Let's interpret the comp body:

((-mapper g) ((-mapper f) rf))

(-mapper g) takes a function as its argument. Looking at the definition of mapper, notice it will only be called after (g x) is evaluated. This is how g is called before f.

Why do they compose?

Let's try to understand the type of mapper.

We have a function which takes a function, returns a function of a function. quite involved to write in words, so let's try to write the type signatures:

f :: a -> b
mapper :: (a -> b) -> (rf -> (accum -> a -> accum))
rf :: accum -> a -> accum
--
mapper :: (a -> b) -> ((accum -> a -> accum) -> (accum' -> a' -> accum'))
mapper :: (a -> b) -> (rf -> rf')

By looking at the types and implementation we can start to make sense of what mapper does.

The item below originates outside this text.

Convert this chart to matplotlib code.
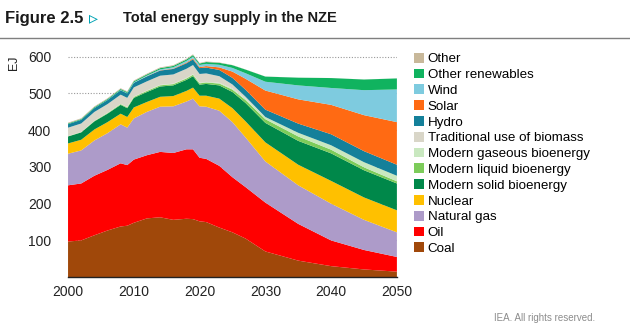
import matplotlib
matplotlib.use("Agg")
import matplotlib.pyplot as plt
from matplotlib.patches import Patch

# --- data (EJ) ---
years = [2000, 2002, 2004, 2006, 2008, 2009, 2010, 2012, 2014, 2016, 2018, 2019, 2020,
         2021, 2023, 2025, 2027, 2030, 2035, 2040, 2045, 2050]

coal = [97, 100, 114, 127, 138, 140, 148, 160, 163, 156, 159, 158, 152,
        150, 135, 122, 105, 70, 45, 30, 21, 15]
oil = [153, 155, 162, 165, 172, 165, 172, 172, 178, 182, 189, 190, 173,
       172, 168, 150, 140, 133, 100, 70, 53, 40]
natural_gas = [86, 90, 96, 100, 106, 102, 112, 118, 123, 127, 130, 138, 140,
               142, 150, 150, 135, 112, 105, 100, 82, 67]
nuclear = [28, 29, 30, 30, 29, 29, 30, 27, 27, 28, 29, 30, 29,
           30, 33, 38, 44, 52, 56, 62, 61, 60]
solid_bio = [19, 20, 22, 23, 24, 24, 26, 27, 28, 29, 30, 31, 30,
             32, 36, 44, 50, 53, 65, 75, 74, 73]
liquid_bio = [0.6, 0.9, 1.2, 1.5, 2, 2.2, 2.5, 3, 3.2, 3.5, 3.8, 4, 3.6,
              4, 5, 6.5, 8, 10, 12, 10, 8, 6]
gaseous_bio = [0.3, 0.4, 0.5, 0.6, 0.8, 0.9, 1, 1.1, 1.2, 1.3, 1.4, 1.5, 1.5,
               1.6, 2, 3, 4, 6, 10, 12, 14, 15]
traditional = [23, 23, 24, 24, 25, 25, 25, 25, 25, 25, 25, 25, 24,
               23, 18, 11, 5, 0, 0, 0, 0, 0]
hydro = [9.5, 10, 10.5, 11, 12, 12, 12.5, 13.5, 14, 15, 15, 15.5, 16,
         16, 17, 18, 19, 20, 25, 30, 30, 30]
solar = [0, 0, 0, 0, 0.05, 0.1, 0.1, 0.4, 0.7, 1.2, 2, 2.6, 3,
         4, 7, 17, 30, 52, 66, 80, 98, 116]
wind = [0.1, 0.1, 0.2, 0.4, 0.7, 0.9, 1.2, 1.8, 2.5, 3.4, 4.5, 5, 5.5,
        6, 7, 10, 15, 24, 38, 46, 68, 89]
other_renewables = [2, 2.1, 2.3, 2.5, 2.7, 2.8, 3, 3.2, 3.4, 3.6, 3.8, 4, 4,
                    5, 5.5, 7.5, 10, 14, 21, 27, 29, 30]
other = [2, 2, 2, 2, 2, 2, 2, 2, 2, 2, 2, 2, 1.5,
         1.5, 1, 0.5, 0.3, 0.2, 0.1, 0.1, 0.1, 0.1]

labels = ["Coal", "Oil", "Natural gas", "Nuclear", "Modern solid bioenergy",
          "Modern liquid bioenergy", "Modern gaseous bioenergy",
          "Traditional use of biomass", "Hydro", "Solar", "Wind",
          "Other renewables", "Other"]
colors = ["#a0480a", "#ff0000", "#ad9bc9", "#ffc000", "#00884a",
          "#7dcc5a", "#c9e8c0", "#d9d6c8", "#14809a", "#ff6a13",
          "#7ecbdf", "#10b35f", "#c8b89a"]
series = [coal, oil, natural_gas, nuclear, solid_bio, liquid_bio, gaseous_bio,
          traditional, hydro, solar, wind, other_renewables, other]

plt.rcParams['font.family'] = ['Liberation Sans', 'DejaVu Sans']

fig = plt.figure(figsize=(6.3, 3.28), dpi=100)
ax = fig.add_axes([0.108, 0.155, 0.522, 0.728])

ax.stackplot(years, *series, colors=colors, linewidth=0, zorder=2)

ax.set_xlim(2000, 2050)
ax.set_ylim(0, 650)
ax.set_xticks(range(2000, 2051, 10))
ax.set_yticks(range(100, 601, 100))
ax.tick_params(axis='both', length=0, labelsize=10, colors='#222222')
ax.tick_params(axis='x', pad=6)
ax.tick_params(axis='y', pad=12)
ax.yaxis.grid(True, linestyle=(0, (1, 1.5)), color='#999999', linewidth=0.8, zorder=0)
ax.set_axisbelow(True)
for s in ['top', 'right', 'left']:
    ax.spines[s].set_visible(False)
ax.spines['bottom'].set_color('#222222')
ax.spines['bottom'].set_linewidth(1.0)
ax.spines['bottom'].set_zorder(3)

fig.text(0.022, 0.81, "EJ", rotation=90, fontsize=9, color='#222222', va='center', ha='center')

# legend, top item first
handles = [Patch(facecolor=c, edgecolor='none') for c in colors][::-1]
fig.legend(handles, labels[::-1], loc='upper left', bbox_to_anchor=(0.648, 0.855),
           frameon=False, fontsize=9.6, handlelength=0.75, handleheight=0.75,
           handletextpad=0.3, labelspacing=0.245, borderaxespad=0)

# header
fig.text(0.008, 0.945, "Figure 2.5", fontsize=12, fontweight='bold', color='#1a1a1a', va='center')
fig.text(0.142, 0.942, "\u25B9", fontsize=13, fontweight='bold', color='#00a3b4', va='center')
fig.text(0.195, 0.945, "Total energy supply in the NZE", fontsize=10.5, fontweight='bold',
         color='#1a1a1a', va='center')
fig.add_artist(plt.Line2D([0, 1], [0.885, 0.885], color='#7f7f7f', linewidth=1.0))

fig.text(0.945, 0.03, "IEA. All rights reserved.", fontsize=7, color='#8c8c8c', ha='right', va='center')

fig.savefig("out.png", dpi=100)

It takes a function, and returns a function which, deep breath, takes a reducing function, and returns a modified reducing function. The transformation encapsulates a computational process.

That way, we can chain transducers on top of another to create a computational chain, and only activate it in the end with a reducer.

A reducer is any function which accumulates an element into an accumulator. + and conj both count as reducing functions. We don't have to accumulate scalar values.

Landing Back In The Land Of Clojure

We have reached the end of the first part.

Up until now, we have rolled our own. Let's tie the work we have done here to the Clojure APIs, naming conventions, and usage:

rf: some reducing function
xf: some transducer
composition: (comp xf1 xf2) returns a new transducer which executes from left to right.
application: (xf rf) returns a new reducing function.

A short list of functions with new arities (as of Clojure 1.7) which return or consume transducers:

returns transducer: dedupe, distinct, drop, drop-while, filter, halt-when, interpose, keep, keep-indexed, map, map-indexed, mapcat, partition-all, partition-by, random-sample, remove, replace, take, take-nth, take-while
consume transducers: sequence, into.
is a transducer: cat

Moreover, the following two functions have been added: eduction and transduce.

Now that we have laid down the theoretical foundations for understanding transduscers, we can continue on the next post to see them in practice.

Any correction and all feedback are always welcome.

Happy hacking

Appendix

foldr

(defn reduce-rec
  [f init coll]
  (if-let [s  (seq coll)]
    (f (reduce-rec f init (rest coll)) (first s))
    init))

(reduce-rec conj () [1 2 3])
;; => (1 2 3)

filter

(defn filter-rec
  ([pred coll]
   (when-let [s (seq coll)]
     (let [f (first s) r (rest s)]
       (if (pred f)
         (cons f (filter pred r))
         (filter pred r))))))

(filter-rec even? (range 6))
;; => (0 2 4)

(defn filter-iter
  ([pred init coll]
   (if-let [s (seq coll)]
     (let [f (first s) r (rest s)]
       (recur pred (if (pred f) (conj init f) init) r))
     init)))

(filter-iter even? [] (range 6))
;; => [0 2 4]

(defn filter-red
  [pred]
  (fn [init coll]
    (fn [rf]
      (reduce-iter
       (fn [init x]
         (if (pred x) (rf init x) init))
       init
       coll))))

(defn filterer
  [pred]
  (fn [init x]
    (if (pred x) (conj init x) init)))

(defn filterer
  [pred]
  (fn [comb]
    (fn [init x]
      (if (pred x) (comb init x) init))))

core transducers implementation

The complete core transducer API has three arities for the returned reducing function:

(defn map-xf
  ([f]
   (fn [rf]
     (fn
       ([] (rf))
       ([result] (rf result))
       ([result input]
        (rf result (f input)))
       ([result input & inputs]
        (rf result (apply f input inputs)))))))

(defn filter-xf
  ([pred]
   (fn [rf]
     (fn
       ([] (rf))
       ([result] (rf result))
       ([result input]
        (if (pred input)
          (rf result input)
          result))))))

Acknowledgment

There has already been a post called Transducers From The Ground Up by Uswitch Labs. ~~That post is unfortunately gone and is only found on archiving websites~~. Republished!

This isn't a reprint, but my personal take on the subject.